Clinical Trial Recruitment and Retention of College Students with Type 1 Diabetes via Social Media: An Implementation Case Study

Lauren E Wisk, Eliza B Nelson, Kara M Magane, Elissa R Weitzman, Lauren E Wisk, Eliza B Nelson, Kara M Magane, Elissa R Weitzman

Abstract

Background: We sought to quantify the efficiency and acceptability of Internet-based recruitment for engaging an especially hard-to-reach cohort (college-students with type 1 diabetes, T1D) and to describe the approach used for implementing a health-related trial entirely online using off-the-shelf tools inclusive of participant safety and validity concerns.

Method: We recruited youth (ages 17-25 years) with T1D via a variety of social media platforms and other outreach channels. We quantified response rate and participant characteristics across channels with engagement metrics tracked via Google Analytics and participant survey data. We developed decision rules to identify invalid (duplicative/false) records (N = 89) and compared them to valid cases (N = 138).

Results: Facebook was the highest yield recruitment source; demographics differed by platform. Invalid records were prevalent; invalid records were more likely to be recruited from Twitter or Instagram and differed from valid cases across most demographics. Valid cases closely resembled characteristics obtained from Google Analytics and from prior data on platform user-base. Retention was high, with complete follow-up for 88.4%. There were no safety concerns and participants reported high acceptability for future recruitment via social media.

Conclusions: We demonstrate that recruitment of college students with T1D into a longitudinal intervention trial via social media is feasible, efficient, acceptable, and yields a sample representative of the user-base from which they were drawn. Given observed differences in characteristics across recruitment channels, recruiting across multiple platforms is recommended to optimize sample diversity. Trial implementation, engagement tracking, and retention are feasible with off-the-shelf tools using preexisting platforms.

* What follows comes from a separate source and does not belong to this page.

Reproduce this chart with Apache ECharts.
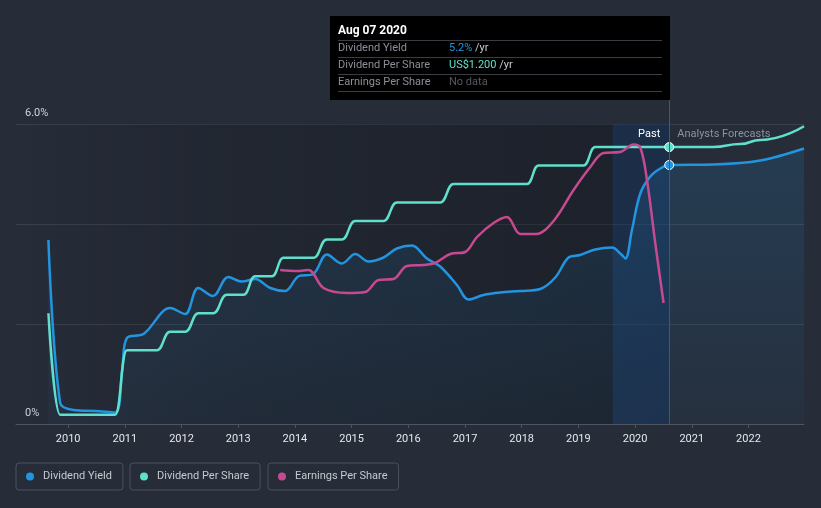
<!DOCTYPE html>
<html><head><meta charset="utf-8">
<script src="https://cdn.jsdelivr.net/npm/echarts@6/dist/echarts.min.js"></script>
<style>html,body{margin:0;padding:0;background:#262c38;}#c{width:821px;height:508px;}</style>
</head><body><div id="c"></div>
<script>
// ---- data (x = decimal year) ----
const yearTicks = [2010,2011,2012,2013,2014,2015,2016,2017,2018,2019,2020,2021,2022];
const xMin = 2009.08, xMax = 2022.98;
const nowT = 2020.603;

const yieldT = [2009.652,2009.859,2010.094,2010.476,2010.829,2010.953,2011.036,2011.329,2011.800,2012.064,2012.294,2012.553,2012.823,2013.065,2013.299,2013.564,2013.828,2014.058,2014.323,2014.564,2014.829,2015.064,2015.298,2015.563,2015.799,2016.064,2016.328,2016.563,2016.858,2017.062,2017.327,2017.622,2017.975,2018.327,2018.592,2018.827,2019.033,2019.298,2019.592,2019.750,2019.830,2019.945,2020.092,2020.268,2020.445,2020.603,2021.380,2022.209,2022.98];
const yieldV = [3.68,0.42,0.28,0.26,0.23,1.08,1.72,1.80,2.32,2.20,2.72,2.56,2.94,2.85,2.90,2.72,2.66,2.95,3.00,3.39,3.21,3.40,3.25,3.33,3.51,3.57,3.31,3.15,2.78,2.49,2.58,2.63,2.66,2.70,2.93,3.33,3.38,3.49,3.53,3.40,3.31,3.88,4.61,4.95,5.11,5.18,5.19,5.27,5.51];

const dpsT = [2009.652,2009.859,2010.829,2011.036,2011.565,2011.800,2012.064,2012.299,2012.558,2012.800,2013.093,2013.299,2013.594,2013.799,2014.328,2014.564,2014.829,2015.064,2015.563,2015.799,2016.563,2016.798,2018.093,2018.298,2019.091,2019.298,2020.603,2021.380,2021.856,2022.209,2022.98];
const dpsV = [0.48,0.04,0.04,0.32,0.32,0.40,0.40,0.48,0.48,0.56,0.56,0.64,0.64,0.72,0.72,0.80,0.80,0.88,0.88,0.96,0.96,1.04,1.04,1.12,1.12,1.20,1.20,1.20,1.213,1.231,1.29];

const epsT = [2013.740,2014.035,2014.240,2014.504,2014.917,2015.240,2015.475,2015.739,2015.976,2016.269,2016.475,2016.740,2017.004,2017.211,2017.504,2017.740,2017.975,2018.257,2018.562,2018.915,2019.210,2019.444,2019.739,2019.973,2020.092,2020.210,2020.356,2020.503];
const epsV = [1.54,1.53,1.54,1.36,1.31,1.32,1.44,1.45,1.58,1.59,1.61,1.70,1.72,1.87,2.01,2.07,1.90,1.90,2.03,2.34,2.57,2.71,2.72,2.795,2.765,2.44,1.81,1.21];

const seriesNames = ['Dividend Yield','Dividend Per Share','Earnings Per Share'];
const colors = ['#2394e0','#5fe0cc','#c74a90'];

// ---- chart ----
const FONT = 'Roboto, "Open Sans", sans-serif';
const chart = echarts.init(document.getElementById('c'), null, {renderer:'canvas'});
function pairs(t, v){ return t.map((x,i)=>[x, v[i]]); }
function withDot(arr, color){
  return arr.map(p => p[0] === nowT ? {value:p, symbol:'circle', symbolSize:9,
    itemStyle:{color:color, borderColor:'#ffffff', borderWidth:1}} : p);
}
const legendBase = {orient:'horizontal', icon:'circle', itemWidth:8, itemHeight:8,
  padding:[8,11,8,10], borderColor:'#4a5160', borderWidth:1, borderRadius:3,
  selectedMode:false, textStyle:{color:'#c5c9d0', fontSize:11, fontFamily:FONT, padding:[0,0,0,4]}};

const option = {
  backgroundColor:'#262c38',
  animation:false,
  textStyle:{fontFamily:FONT},
  grid:{left:16, right:17, top:124, bottom:84, containLabel:false},
  legend:[
    Object.assign({}, legendBase, {data:[seriesNames[0]], left:16, top:463}),
    Object.assign({}, legendBase, {data:[seriesNames[1]], left:130, top:463}),
    Object.assign({}, legendBase, {data:[seriesNames[2]], left:268, top:463})
  ],
  xAxis:{type:'value', min:xMin, max:xMax, splitLine:{show:false},
    axisLine:{lineStyle:{color:'#4d5360', width:1}},
    axisTick:{customValues:yearTicks, length:4, lineStyle:{color:'#4d5360'}},
    axisLabel:{customValues:yearTicks, formatter:v=>String(Math.round(v)), color:'#e6e8eb', fontSize:11, margin:10, fontFamily:FONT}
  },
  yAxis:[
    {type:'value', min:0, max:6, interval:2,
      axisLine:{show:false}, axisTick:{show:false},
      splitLine:{lineStyle:{color:'#3a404c', width:1}},
      axisLabel:{inside:true, margin:9, verticalAlign:'bottom', padding:[0,0,5,0], color:'#d0d3d8', fontSize:11, fontFamily:FONT,
        formatter:v => v===6 ? '6.0%' : (v===0 ? '0%' : '')}},
    {type:'value', min:0, max:1.3, show:false, splitLine:{show:false}},
    {type:'value', min:0, max:3, show:false, splitLine:{show:false}}
  ],
  series:[
    {name:'regions', type:'line', data:[], z:1, silent:true,
      markArea:{silent:true, data:[
        [{xAxis:xMin, itemStyle:{color:new echarts.graphic.LinearGradient(0,0,1,0,[
            {offset:0,color:'rgba(8,10,14,0)'},{offset:0.3,color:'rgba(8,10,14,0.15)'},{offset:1,color:'rgba(8,10,14,0.34)'}])}}, {xAxis:nowT}],
        [{xAxis:nowT-1, itemStyle:{color:'rgba(30,110,220,0.17)'},
          label:{show:true, position:'insideTopRight', formatter:'Past', color:'#ffffff', fontSize:11, fontFamily:FONT, distance:5, padding:[0,4,0,0]}}, {xAxis:nowT}],
        [{xAxis:nowT, itemStyle:{color:'rgba(0,0,0,0)'},
          label:{show:true, position:'insideTopLeft', formatter:'Analysts Forecasts', color:'#8c93a0', fontSize:11, fontFamily:FONT, distance:5, padding:[0,0,0,3]}}, {xAxis:xMax}]
      ]},
      markLine:{silent:true, symbol:'none', label:{show:false},
        lineStyle:{color:'#2b5d94', width:1, type:'solid'}, data:[{xAxis:nowT}]}
    },
    {name:seriesNames[0], type:'line', yAxisIndex:0, z:3, symbol:'none', showAllSymbol:true, smooth:0.35,
      color:colors[0], lineStyle:{width:2.5, color:colors[0]},
      areaStyle:{color:new echarts.graphic.LinearGradient(0,0,0,1,[
        {offset:0,color:'rgba(35,148,224,0.22)'},{offset:1,color:'rgba(35,148,224,0.06)'}])},
      data:withDot(pairs(yieldT, yieldV), colors[0])},
    {name:seriesNames[1], type:'line', yAxisIndex:1, z:4, symbol:'none', showAllSymbol:true, smooth:0.5, smoothMonotone:'x',
      color:colors[1], lineStyle:{width:2.5, color:colors[1]},
      data:withDot(pairs(dpsT, dpsV), colors[1])},
    {name:seriesNames[2], type:'line', yAxisIndex:2, z:5, symbol:'none', smooth:0.35,
      color:colors[2], lineStyle:{width:2.5, color:colors[2]},
      data:pairs(epsT, epsV)}
  ],
  graphic:[
    {type:'rect', left:330, top:16, z:10, shape:{width:340, height:84}, style:{fill:'#000000'}},
    {type:'text', x:338, y:31, z:11, style:{text:'Aug 07 2020', fill:'#ffffff', font:'bold 12px Roboto, sans-serif', verticalAlign:'middle'}},
    {type:'line', z:11, shape:{x1:338,y1:40.5,x2:662,y2:40.5}, style:{stroke:'#3a3d43', lineWidth:1}},
    {type:'line', z:11, shape:{x1:338,y1:57.5,x2:662,y2:57.5}, style:{stroke:'#3a3d43', lineWidth:1}},
    {type:'line', z:11, shape:{x1:338,y1:74.5,x2:662,y2:74.5}, style:{stroke:'#3a3d43', lineWidth:1}},
    {type:'line', z:11, shape:{x1:338,y1:91.5,x2:662,y2:91.5}, style:{stroke:'#3a3d43', lineWidth:1}},
    {type:'text', x:338, y:48.5, z:11, style:{text:'Dividend Yield', fill:'#8b8f96', font:'11px Roboto, sans-serif', verticalAlign:'middle'}},
    {type:'text', x:338, y:65.5, z:11, style:{text:'Dividend Per Share', fill:'#8b8f96', font:'11px Roboto, sans-serif', verticalAlign:'middle'}},
    {type:'text', x:338, y:82.5, z:11, style:{text:'Earnings Per Share', fill:'#8b8f96', font:'11px Roboto, sans-serif', verticalAlign:'middle'}},
    {type:'text', x:449, y:48.5, z:11, style:{text:'{a|5.2%} {b|/yr}', verticalAlign:'middle', font:'11px Roboto, sans-serif',
      rich:{a:{fill:'#2394e0', font:'11px Roboto, sans-serif'}, b:{fill:'#c8cbd0', font:'11px Roboto, sans-serif'}}}},
    {type:'text', x:449, y:65.5, z:11, style:{text:'{a|US$1.200} {b|/yr}', verticalAlign:'middle', font:'11px Roboto, sans-serif',
      rich:{a:{fill:'#5fe0cc', font:'11px Roboto, sans-serif'}, b:{fill:'#c8cbd0', font:'11px Roboto, sans-serif'}}}},
    {type:'text', x:449, y:82.5, z:11, style:{text:'No data', fill:'#55595f', font:'11px Roboto, sans-serif', verticalAlign:'middle'}}
  ]
};
chart.setOption(option);
// connector from tooltip box down to the plot, placed through the x scale
const px = chart.convertToPixel({xAxisIndex:0}, nowT);
const gridTop = chart.convertToPixel({yAxisIndex:0}, 6);
option.graphic.push({type:'line', z:9, shape:{x1:Math.round(px)+0.5, y1:100, x2:Math.round(px)+0.5, y2:gridTop}, style:{stroke:'#2b5d94', lineWidth:1}});
chart.setOption({graphic:option.graphic});
</script>
</body></html>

Trial registration: ClinicalTrials.gov NCT02883829.

Keywords: Internet; adolescent; alcohol; diabetes mellitus (type 1); health education; social media; young adult.

Conflict of interest statement

Declaration of Conflicting Interests: The author(s) declared no potential conflicts of interest with respect to the research, authorship, and/or publication of this article.

Figures

Figure 1.
Figure 1.
Trial recruitment flow diagram. Figure depicts engagement metrics, both meta-data and participant reported data, across sampling frames and by recruitment modalities/platforms. “Engagements” includes the sum of active interactions with a post and were provided by either the College Diabetes Network (CDN) or TuDiabetes. For Facebook this includes shares and likes; for newsletter this includes a click on recruitment post within the newsletter email; for Twitter this includes retweets, likes, links clicked, @replies, or mentions; for Instagram this includes likes and comments on the recruitment post; engagements with the website banner were not quantified. Information on the total number of page views and unique users who interacted with each unique recruitment landing page were derived from Google Analytics; as the CDN newsletter email also contained the link that was intended for their Facebook post, these metrics may be conservative (indicated with an asterisk). Removal of invalid records (N = 89) from the analytic sample and associated decision rules are shown.
Figure 2.
Figure 2.
Acceptability of recruitment methods. At two-week follow-up, all participants (N = 122 valid cases) were asked to report their likelihood of participating in a study if they heard about it through each of seven potential recruitment methods, rating their likelihood on a five-point Likert scale from “very unlikely” (red) to “very likely” (purple). Prevalence of reported likelihood for each method is shown in the horizontal bars. Respondents who endorsed being unlikely or very unlikely to participate for a hypothetical recruitment method where then asked to explain why; selected free-text responses that are representative of these reasons are provided.